Israelis, Ditch the 'Moderate' Politicians - Vote for Extremism!

The only ones offering real solutions for Israel’s ills are extremists on the right and left.

Amos Biderman

The moderate voter is considering who to vote for in next March’s election. All he has asked for is a little security, a little quiet, a good salary and, above all, a Jewish state – the kind that will benefit the Jews. We deserve it after all we’ve been through, and so does he.

There is a wide selection of electoral lists promising him just this: center-left, center-right, Lapid and Kahlon, Herzog and Livni; and Likud is also a moderate party, relatively speaking.

He does not believe any of them, but he will vote for one of them. After all, he is a moderate, and he will cast a vote for moderation.

He doesn’t like the extremist parties or radical solutions. In general, he hates extremism; he didn’t ask for that much.

The moderate voter wants peace; he absolutely wants peace. But not now, and certainly not by dividing Jerusalem and having rockets fall on Ben-Gurion International Airport.

And besides, who is there to make peace with? Hamas? Holocaust deniers? There is no partner.

He never visited the territories, not including Highway 443 and that bar mitzvah at the Western Wall. What business does he have there? And anyway, they told him it is dangerous out there.

He sees the settlers as extremists. He doesn’t like extremists, and he’s barely met any his entire life.

Since serving in the army, he has not met Palestinians either, except for the guy who floored his kitchen – and he has no idea if that guy was a Palestinian, from East Jerusalem or perhaps even a Circassian Israeli.

There is no touching the Israel Defense Forces. There’s nothing to discuss, neither its budget nor the behavior of its soldiers. It is the most moral army in the world, and it guarantees security.

The moderate voter wants quiet. He can’t deal with another intifada or the headache of evacuating settlers. He also does not want African migrants – let them go somewhere else, because Israel can’t absorb them with all its so-called existential problems.

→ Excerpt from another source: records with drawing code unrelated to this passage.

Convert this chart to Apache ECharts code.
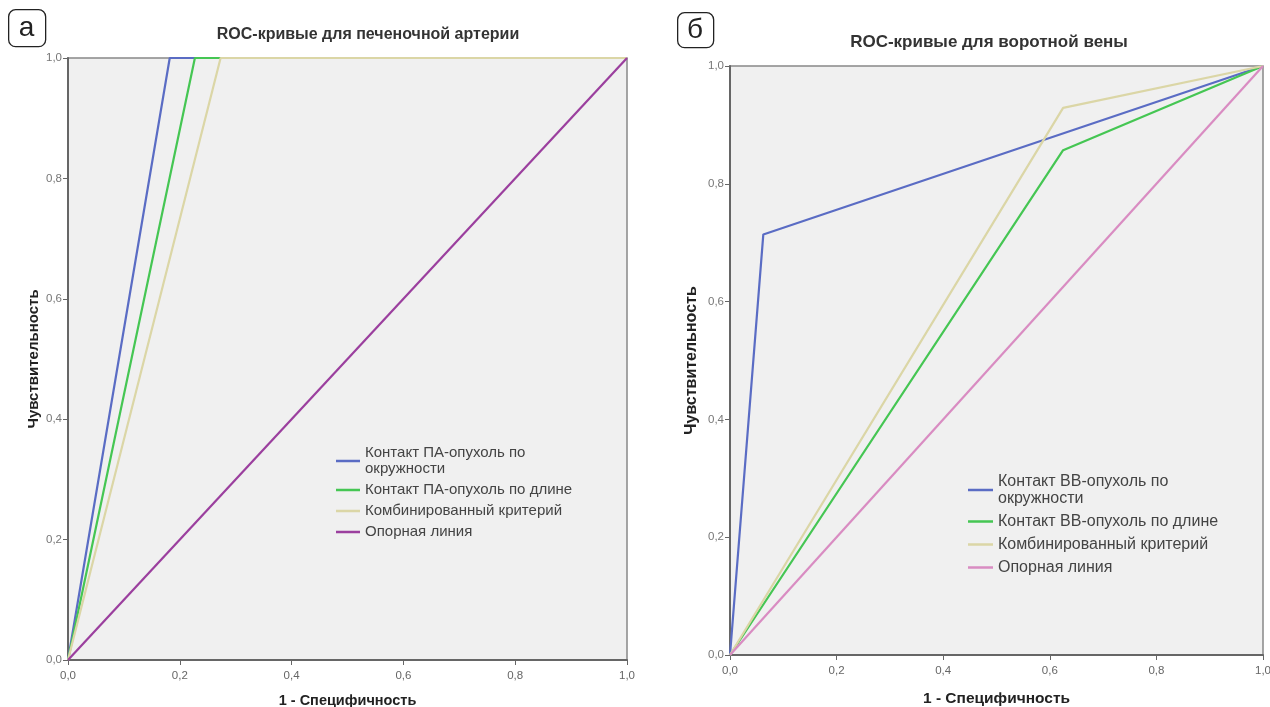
<!DOCTYPE html>
<html>
<head>
<meta charset="utf-8">
<script src="https://cdn.jsdelivr.net/npm/echarts@6/dist/echarts.min.js"></script>
<style>
html,body{margin:0;padding:0;background:#fff;}
#c{width:1270px;height:707px;}
</style>
</head>
<body>
<div id="c"></div>
<script>
// ---- data ----
const axisTicks = [0, 0.2, 0.4, 0.6, 0.8, 1.0];
const titleA = 'ROC-кривые для печеночной артерии';
const titleB = 'ROC-кривые для воротной вены';
const xName = '1 - Специфичность';
const yName = 'Чувствительность';

const namesA = ['Контакт ПА-опухоль по\nокружности', 'Контакт ПА-опухоль по длине', 'Комбинированный критерий', 'Опорная линия'];
const namesB = ['Контакт ВВ-опухоль по\nокружности', 'Контакт ВВ-опухоль по длине', 'Комбинированный критерий', 'Опорная линия'];

// panel а (hepatic artery): [1 - specificity, sensitivity]
const paCircum = [[0, 0], [0.182, 1], [1, 1]];
const paLength = [[0, 0], [0.227, 1], [1, 1]];
const paCombined = [[0, 0], [0.273, 1], [1, 1]];
const paRef = [[0, 0], [1, 1]];

// panel б (portal vein)
const vvCircum = [[0, 0], [0.0625, 0.714], [1, 1]];
const vvLength = [[0, 0], [0.625, 0.857], [1, 1]];
const vvCombined = [[0, 0], [0.625, 0.929], [1, 1]];
const vvRef = [[0, 0], [1, 1]];

const colorsA = ['#5a6cc4', '#45c653', '#dbd6a6', '#9b3f9e'];
const colorsB = ['#5a6cc4', '#45c653', '#dbd6a6', '#d98cc2'];

// ---- chart ----
const ZW = '\u200b';
const fmt = v => v.toFixed(1).replace('.', ',');
const font = '"Liberation Sans", Arial, sans-serif';

function xAxis(gi) {
  return {
    gridIndex: gi, type: 'value', min: 0, max: 1, interval: 0.2,
    name: xName, nameLocation: 'middle', nameGap: gi === 0 ? 33 : 36,
    nameTextStyle: {fontFamily: font, fontWeight: 'bold', fontSize: gi === 0 ? 14.5 : 15.5, color: '#222'},
    axisLine: {show: true, lineStyle: {color: '#666', width: 2}},
    axisTick: {show: true, length: 5, lineStyle: {color: '#666'}},
    axisLabel: {formatter: fmt, fontFamily: font, fontSize: 11.5, color: '#666', margin: 10},
    splitLine: {show: false}
  };
}
function yAxis(gi) {
  return {
    gridIndex: gi, type: 'value', min: 0, max: 1, interval: 0.2,
    name: yName, nameLocation: 'middle', nameGap: gi === 0 ? 27 : 30,
    nameTextStyle: {fontFamily: font, fontWeight: 'bold', fontSize: gi === 0 ? 15 : 16, color: '#222'},
    axisLine: {show: true, lineStyle: {color: '#666', width: 2}},
    axisTick: {show: true, length: 5, lineStyle: {color: '#666'}},
    axisLabel: {formatter: fmt, fontFamily: font, fontSize: 11.5, color: '#777', margin: 6},
    splitLine: {show: false}
  };
}
function line(name, data, color, gi, z) {
  return {
    name: name, type: 'line', xAxisIndex: gi, yAxisIndex: gi, data: data,
    showSymbol: false, symbol: 'none', clip: false, z: z,
    lineStyle: {color: color, width: 2.2}, itemStyle: {color: color},
    emphasis: {disabled: true}, animation: false
  };
}

const namesBKey = namesB.map(n => n + ZW);

const option = {
  animation: false,
  backgroundColor: '#fff',
  title: [
    {text: titleA, left: 363, top: 22, textAlign: 'center',
     textStyle: {fontFamily: font, fontWeight: 'bold', fontSize: 16, color: '#333'}},
    {text: titleB, left: 984, top: 29, textAlign: 'center',
     textStyle: {fontFamily: font, fontWeight: 'bold', fontSize: 17, color: '#333'}}
  ],
  grid: [
    {left: 68, right: 643, top: 58, bottom: 47, outerBoundsMode: 'none', containLabel: false,
     show: true, backgroundColor: '#f0f0f0', borderColor: '#888', borderWidth: 1.5},
    {left: 730, right: 7, top: 66, bottom: 52, outerBoundsMode: 'none', containLabel: false,
     show: true, backgroundColor: '#f0f0f0', borderColor: '#888', borderWidth: 1.5}
  ],
  xAxis: [xAxis(0), xAxis(1)],
  yAxis: [yAxis(0), yAxis(1)],
  legend: [
    {data: namesA, orient: 'vertical', left: 331, top: 440, itemGap: 5,
     icon: 'rect', itemWidth: 24, itemHeight: 2.5, selectedMode: false,
     textStyle: {fontFamily: font, fontSize: 15, lineHeight: 16, color: '#444'}},
    {data: namesBKey, orient: 'vertical', left: 963, top: 468, itemGap: 6,
     icon: 'rect', itemWidth: 25, itemHeight: 2.5, selectedMode: false,
     formatter: n => n.replace(ZW, ''),
     textStyle: {fontFamily: font, fontSize: 16, lineHeight: 17, color: '#444'}}
  ],
  series: [
    line(namesA[0], paCircum, colorsA[0], 0, 3),
    line(namesA[1], paLength, colorsA[1], 0, 4),
    line(namesA[2], paCombined, colorsA[2], 0, 5),
    line(namesA[3], paRef, colorsA[3], 0, 6),
    line(namesBKey[0], vvCircum, colorsB[0], 1, 3),
    line(namesBKey[1], vvLength, colorsB[1], 1, 4),
    line(namesBKey[2], vvCombined, colorsB[2], 1, 5),
    line(namesBKey[3], vvRef, colorsB[3], 1, 6)
  ],
  graphic: [
    {type: 'rect', left: 8, top: 9, shape: {width: 37, height: 37, r: 7},
     style: {fill: '#fff', stroke: '#222', lineWidth: 1.3}},
    {type: 'text', x: 26.5, y: 28, style: {text: 'а', font: '28px "Liberation Sans", Arial, sans-serif', fill: '#222', align: 'center', verticalAlign: 'middle'}},
    {type: 'rect', left: 677, top: 12, shape: {width: 36, height: 35, r: 7},
     style: {fill: '#fff', stroke: '#222', lineWidth: 1.3}},
    {type: 'text', x: 695, y: 30, style: {text: 'б', font: '28px "Liberation Sans", Arial, sans-serif', fill: '#222', align: 'center', verticalAlign: 'middle'}}
  ]
};

const chart = echarts.init(document.getElementById('c'), null, {renderer: 'canvas'});
chart.setOption(option);
</script>
</body>
</html>
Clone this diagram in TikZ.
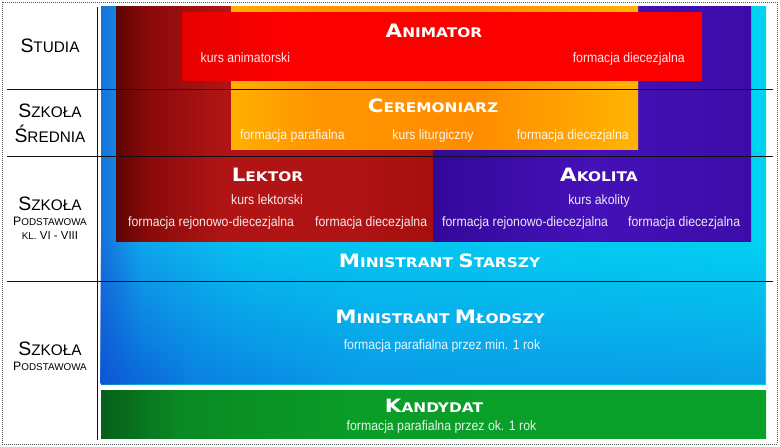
\documentclass[tikz,border=0pt]{standalone}
\usepackage{fontspec}
\setmainfont{Liberation Sans}
\newfontfamily\titlefont{DejaVu Sans}[FakeStretch=1.16]
\newfontfamily\subfont{Liberation Sans}[FakeStretch=0.9]
\usetikzlibrary{fadings}
\definecolor{bgA}{HTML}{1572DC}
\definecolor{bgB}{HTML}{10A8EC}
\definecolor{bgC}{HTML}{06C4F0}
\definecolor{bgD}{HTML}{02D2F2}
\definecolor{blA}{HTML}{0C58D4}
\definecolor{blB}{HTML}{0A80E2}
\definecolor{blC}{HTML}{0A9CE8}
\definecolor{blD}{HTML}{0AA0E8}
\definecolor{lkA}{HTML}{5E0404}
\definecolor{lkB}{HTML}{8A0A0A}
\definecolor{lkC}{HTML}{B01414}
\definecolor{lkD}{HTML}{A60E0E}
\definecolor{akA}{HTML}{33089A}
\definecolor{akB}{HTML}{4511B8}
\definecolor{akC}{HTML}{3C0CA8}
\definecolor{orA}{HTML}{FFB000}
\definecolor{orB}{HTML}{FF9600}
\definecolor{orC}{HTML}{FF8C00}
\definecolor{orD}{HTML}{FFB400}
\definecolor{rdA}{HTML}{E80000}
\definecolor{rdB}{HTML}{FC0000}
\definecolor{gnA}{HTML}{06601A}
\definecolor{gnB}{HTML}{0A8A24}
\definecolor{gnC}{HTML}{0A9E28}
\definecolor{gnD}{HTML}{08A028}
\definecolor{linec}{HTML}{111111}
\definecolor{dotc}{HTML}{555555}
\pgfdeclarehorizontalshading{bluesh}{100bp}{color(0bp)=(bgA); color(25bp)=(bgA); color(28bp)=(bgB); color(36bp)=(bgC); color(75bp)=(bgD); color(100bp)=(bgD)}
\pgfdeclarehorizontalshading{bluelow}{100bp}{color(0bp)=(blA); color(25bp)=(blA); color(32bp)=(blB); color(45bp)=(blC); color(75bp)=(blD); color(100bp)=(blD)}
\pgfdeclarehorizontalshading{lektsh}{100bp}{color(0bp)=(lkA); color(25bp)=(lkA); color(30bp)=(lkB); color(42bp)=(lkC); color(62bp)=(lkC); color(75bp)=(lkD); color(100bp)=(lkD)}
\pgfdeclarehorizontalshading{akolsh}{100bp}{color(0bp)=(akA); color(25bp)=(akA); color(50bp)=(akB); color(75bp)=(akC); color(100bp)=(akC)}
\pgfdeclarehorizontalshading{oransh}{100bp}{color(0bp)=(orA); color(25bp)=(orA); color(35bp)=(orB); color(55bp)=(orC); color(75bp)=(orD); color(100bp)=(orD)}
\pgfdeclarehorizontalshading{redsh}{100bp}{color(0bp)=(rdA); color(25bp)=(rdA); color(35bp)=(rdB); color(75bp)=(rdB); color(100bp)=(rdB)}
\pgfdeclarehorizontalshading{greensh}{100bp}{color(0bp)=(gnA); color(25bp)=(gnA); color(31bp)=(gnB); color(45bp)=(gnC); color(75bp)=(gnD); color(100bp)=(gnD)}
\tikzfading[name=fadedown, top color=transparent!100, bottom color=transparent!0]
\newcommand\tB[1]{{\fontsize{18.5}{20}\selectfont #1}}
\newcommand\tS[1]{{\fontsize{13.3}{14}\selectfont #1}}
\newcommand\lB[1]{{\fontsize{19.5}{21}\selectfont #1}}
\newcommand\lS[1]{{\fontsize{15.4}{17}\selectfont #1}}
\newcommand\pB[1]{{\fontsize{12.3}{13}\selectfont #1}}
\newcommand\pS[1]{{\fontsize{9.9}{11}\selectfont #1}}
\tikzset{
  ttl/.style={inner sep=0pt, anchor=base, text=white, font=\titlefont\bfseries},
  sub/.style={inner sep=0pt, text=white, text opacity=0.9, font=\subfont\fontsize{13.7}{15}\selectfont},
  lbl/.style={inner sep=0pt, anchor=base, text=black},
  rule/.style={draw=linec, line width=0.9bp},
}
\begin{document}
\begin{tikzpicture}[x=1bp,y=-1bp]
\useasboundingbox (0,0) rectangle (780,447);
\fill[white] (0,0) rectangle (780,447);
% coloured blocks
\shade[shading=bluesh] (101,7) rectangle (766,384);
\shade[shading=bluelow, path fading=fadedown] (101,236) rectangle (766,384);
\shade[shading=greensh] (101,390) rectangle (766,438);
\shade[shading=lektsh] (116,7) rectangle (433,242);
\shade[shading=akolsh] (433,7) rectangle (751,242);
\shade[shading=oransh] (231,7) rectangle (638,150);
\shade[shading=redsh] (182,13) rectangle (702,81);
% frame
\draw[dotc, line width=0.8bp, dash pattern=on 0.8bp off 1.2bp] (2,2) rectangle (777,444);
% rules
\coordinate (v1) at (97,7);
\coordinate (v2) at (97,440);
\coordinate (a1) at (7,89);
\coordinate (a2) at (773,89);
\coordinate (b1) at (7,156);
\coordinate (b2) at (773,156);
\coordinate (c1) at (7,281);
\coordinate (c2) at (773,281);
\draw[rule] (v1) -- (v2);
\draw[rule] (a1) -- (a2);
\draw[rule] (b1) -- (b2);
\draw[rule] (c1) -- (c2);
% left labels
\node[lbl] (studia) at (50,53) {\lB{S}\lS{TUDIA}};
\node[lbl] (sz1) at (50,118) {\lB{S}\lS{ZKOŁA}};
\node[lbl] (sred) at (50,143) {\lB{Ś}\lS{REDNIA}};
\node[lbl] (sz2) at (50,211) {\lB{S}\lS{ZKOŁA}};
\node[lbl] (pod1) at (50,226) {\pB{P}\pS{ODSTAWOWA}};
\node[lbl] (klasy) at (50,240) {\pS{KL.}{\fontsize{11.5}{12}\selectfont\ VI - VIII}};
\node[lbl] (sz3) at (50,356) {\lB{S}\lS{ZKOŁA}};
\node[lbl] (pod2) at (50,371) {\pB{P}\pS{ODSTAWOWA}};
% titles
\node[ttl] (anim) at (434,38) {\tB{A}\tS{NIMATOR}};
\node[ttl] (cere) at (433,113) {\tB{C}\tS{EREMONIARZ}};
\node[ttl] (lekt) at (267.5,182) {\tB{L}\tS{EKTOR}};
\node[ttl] (akol) at (599,182) {\tB{A}\tS{KOLITA}};
\node[ttl] (mst) at (439.5,268) {\tB{M}\tS{INISTRANT }\tB{S}\tS{TARSZY}};
\node[ttl] (mml) at (440,324) {\tB{M}\tS{INISTRANT }\tB{M}\tS{ŁODSZY}};
\node[ttl] (kand) at (434,412) {\tB{K}\tS{ANDYDAT}};
% small texts
\node[sub, anchor=base west] (an1) at (200.5,63) {kurs animatorski};
\node[sub, anchor=base east] (an2) at (685,63) {formacja diecezjalna};
\node[sub, anchor=base west] (ce1) at (240,140) {formacja parafialna};
\node[sub, anchor=base] (ce2) at (433,140) {kurs liturgiczny};
\node[sub, anchor=base east] (ce3) at (629,140) {formacja diecezjalna};
\node[sub, anchor=base] (le1) at (267,205) {kurs lektorski};
\node[sub, anchor=base west] (le2) at (128,227) {formacja rejonowo-diecezjalna};
\node[sub, anchor=base west] (le3) at (315,227) {formacja diecezjalna};
\node[sub, anchor=base] (ak1) at (599,205) {kurs akolity};
\node[sub, anchor=base west] (ak2) at (442,227) {formacja rejonowo-diecezjalna};
\node[sub, anchor=base west] (ak3) at (628,227) {formacja diecezjalna};
\node[sub, anchor=base] (mm1) at (442,350) {formacja parafialna przez min. 1 rok};
\node[sub, anchor=base] (ka1) at (441.5,430) {formacja parafialna przez ok. 1 rok};
\end{tikzpicture}
\end{document}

He is also sick of the Supreme Court. The truth is, he isn’t so interested in politics. All these laws – nation-state, infiltration, Nakba and Israel Hayom – went over his head. There’s too much democracy, that’s for sure. He didn’t ask for that much.

Most of the parties pledge to fulfill his wishes. A little bit of peace process; perhaps a handful of “painful compromises”; security, of course, and extinguishing terror; as well as continuing mass detentions in Holot and improving relations with America – moderation.

Of course, he won’t vote for Avigdor Lieberman (Yisrael Beiteinu) or Naftali Bennett (Habayit Hayehudi) – they are extremists.

He probably won’t vote for Meretz, which is borderline extremist, and certainly not for the Zoabis, who are traitors.

The moderate voter will eventually find someone situated between the left and right.

But the truth is, the moderate voter is extreme like nothing else. He is convincing himself of his own lies, and the moderate parties for which he votes, again and again, lead him to denial.

The moderate voter is an extremist, because his votes make possible the extremist policy of the moderate parties: Continuous military occupation, among the most brutal on Earth; an offensive war by Israel every two to three years, causing death and destruction of horrifying dimensions; outlandish military budgets that hinder welfare and spawn violent tyranny over another people.

This is what the moderates in Israel do, not the extremists, and the moderate voter is a full partner.

His coconspirators in the lie, the moderate parties, don’t offer any solution – just worn-out clichés that they don’t seriously believe. There are no moderate solutions to an extreme situation. The only ones offering real solutions are the extremists on the right and the left.

And what do the moderates offer? To leap into the abyss with gentle, measured dialogues? One step forward and two steps back? There is no such thing.

Yes, it’s nicer to feel moderate, but the election is taking place in a situation of such extreme matters that there are only two options: Either a radical solution, or continuing a life of denial and lies until destruction. Just don’t call it moderation.